╭─ Data extract

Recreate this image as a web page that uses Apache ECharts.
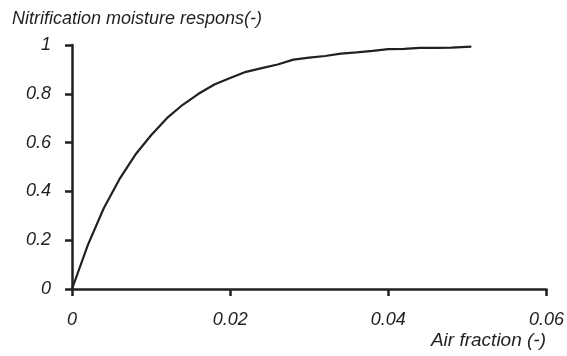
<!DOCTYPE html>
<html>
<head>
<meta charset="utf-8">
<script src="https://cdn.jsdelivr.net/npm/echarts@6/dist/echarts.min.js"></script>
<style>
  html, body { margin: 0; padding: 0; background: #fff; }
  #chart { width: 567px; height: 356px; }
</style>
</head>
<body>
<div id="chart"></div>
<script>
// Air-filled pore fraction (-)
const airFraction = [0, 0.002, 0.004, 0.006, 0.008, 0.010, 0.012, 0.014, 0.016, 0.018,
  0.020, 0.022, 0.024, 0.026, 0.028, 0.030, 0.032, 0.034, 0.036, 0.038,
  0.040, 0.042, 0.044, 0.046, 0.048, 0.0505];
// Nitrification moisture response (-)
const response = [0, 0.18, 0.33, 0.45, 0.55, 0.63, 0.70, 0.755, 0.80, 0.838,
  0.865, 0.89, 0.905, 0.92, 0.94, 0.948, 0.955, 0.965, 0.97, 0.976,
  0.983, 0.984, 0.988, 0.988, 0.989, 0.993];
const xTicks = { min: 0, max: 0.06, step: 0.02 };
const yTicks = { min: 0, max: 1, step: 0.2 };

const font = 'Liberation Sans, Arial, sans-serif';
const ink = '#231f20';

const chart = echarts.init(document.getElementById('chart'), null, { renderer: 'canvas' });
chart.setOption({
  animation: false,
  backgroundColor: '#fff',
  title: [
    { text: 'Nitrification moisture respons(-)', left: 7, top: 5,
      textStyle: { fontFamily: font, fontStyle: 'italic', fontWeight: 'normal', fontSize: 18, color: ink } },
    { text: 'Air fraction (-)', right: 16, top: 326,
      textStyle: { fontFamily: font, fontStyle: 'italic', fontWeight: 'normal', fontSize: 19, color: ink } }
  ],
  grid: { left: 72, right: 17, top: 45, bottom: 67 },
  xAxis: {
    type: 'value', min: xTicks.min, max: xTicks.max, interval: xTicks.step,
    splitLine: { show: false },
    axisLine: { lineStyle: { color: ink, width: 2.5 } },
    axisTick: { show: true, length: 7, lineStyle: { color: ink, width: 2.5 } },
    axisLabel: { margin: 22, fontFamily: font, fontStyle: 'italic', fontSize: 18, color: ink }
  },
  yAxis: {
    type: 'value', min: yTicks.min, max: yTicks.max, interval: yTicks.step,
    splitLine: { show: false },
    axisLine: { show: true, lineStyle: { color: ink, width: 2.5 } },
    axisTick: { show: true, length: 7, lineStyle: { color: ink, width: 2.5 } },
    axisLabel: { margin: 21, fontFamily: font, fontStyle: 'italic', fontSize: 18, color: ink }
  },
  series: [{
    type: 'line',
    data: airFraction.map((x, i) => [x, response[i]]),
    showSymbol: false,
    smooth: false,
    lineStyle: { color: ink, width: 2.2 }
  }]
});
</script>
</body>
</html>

╰─

**To do**
Without the pictures, write out the whole listing above exactly as it appears.

**Answer for this exercise**
Recreate this image as a web page that uses Apache ECharts.
<!DOCTYPE html>
<html>
<head>
<meta charset="utf-8">
<script src="https://cdn.jsdelivr.net/npm/echarts@6/dist/echarts.min.js"></script>
<style>
  html, body { margin: 0; padding: 0; background: #fff; }
  #chart { width: 567px; height: 356px; }
</style>
</head>
<body>
<div id="chart"></div>
<script>
// Air-filled pore fraction (-)
const airFraction = [0, 0.002, 0.004, 0.006, 0.008, 0.010, 0.012, 0.014, 0.016, 0.018,
  0.020, 0.022, 0.024, 0.026, 0.028, 0.030, 0.032, 0.034, 0.036, 0.038,
  0.040, 0.042, 0.044, 0.046, 0.048, 0.0505];
// Nitrification moisture response (-)
const response = [0, 0.18, 0.33, 0.45, 0.55, 0.63, 0.70, 0.755, 0.80, 0.838,
  0.865, 0.89, 0.905, 0.92, 0.94, 0.948, 0.955, 0.965, 0.97, 0.976,
  0.983, 0.984, 0.988, 0.988, 0.989, 0.993];
const xTicks = { min: 0, max: 0.06, step: 0.02 };
const yTicks = { min: 0, max: 1, step: 0.2 };

const font = 'Liberation Sans, Arial, sans-serif';
const ink = '#231f20';

const chart = echarts.init(document.getElementById('chart'), null, { renderer: 'canvas' });
chart.setOption({
  animation: false,
  backgroundColor: '#fff',
  title: [
    { text: 'Nitrification moisture respons(-)', left: 7, top: 5,
      textStyle: { fontFamily: font, fontStyle: 'italic', fontWeight: 'normal', fontSize: 18, color: ink } },
    { text: 'Air fraction (-)', right: 16, top: 326,
      textStyle: { fontFamily: font, fontStyle: 'italic', fontWeight: 'normal', fontSize: 19, color: ink } }
  ],
  grid: { left: 72, right: 17, top: 45, bottom: 67 },
  xAxis: {
    type: 'value', min: xTicks.min, max: xTicks.max, interval: xTicks.step,
    splitLine: { show: false },
    axisLine: { lineStyle: { color: ink, width: 2.5 } },
    axisTick: { show: true, length: 7, lineStyle: { color: ink, width: 2.5 } },
    axisLabel: { margin: 22, fontFamily: font, fontStyle: 'italic', fontSize: 18, color: ink }
  },
  yAxis: {
    type: 'value', min: yTicks.min, max: yTicks.max, interval: yTicks.step,
    splitLine: { show: false },
    axisLine: { show: true, lineStyle: { color: ink, width: 2.5 } },
    axisTick: { show: true, length: 7, lineStyle: { color: ink, width: 2.5 } },
    axisLabel: { margin: 21, fontFamily: font, fontStyle: 'italic', fontSize: 18, color: ink }
  },
  series: [{
    type: 'line',
    data: airFraction.map((x, i) => [x, response[i]]),
    showSymbol: false,
    smooth: false,
    lineStyle: { color: ink, width: 2.2 }
  }]
});
</script>
</body>
</html>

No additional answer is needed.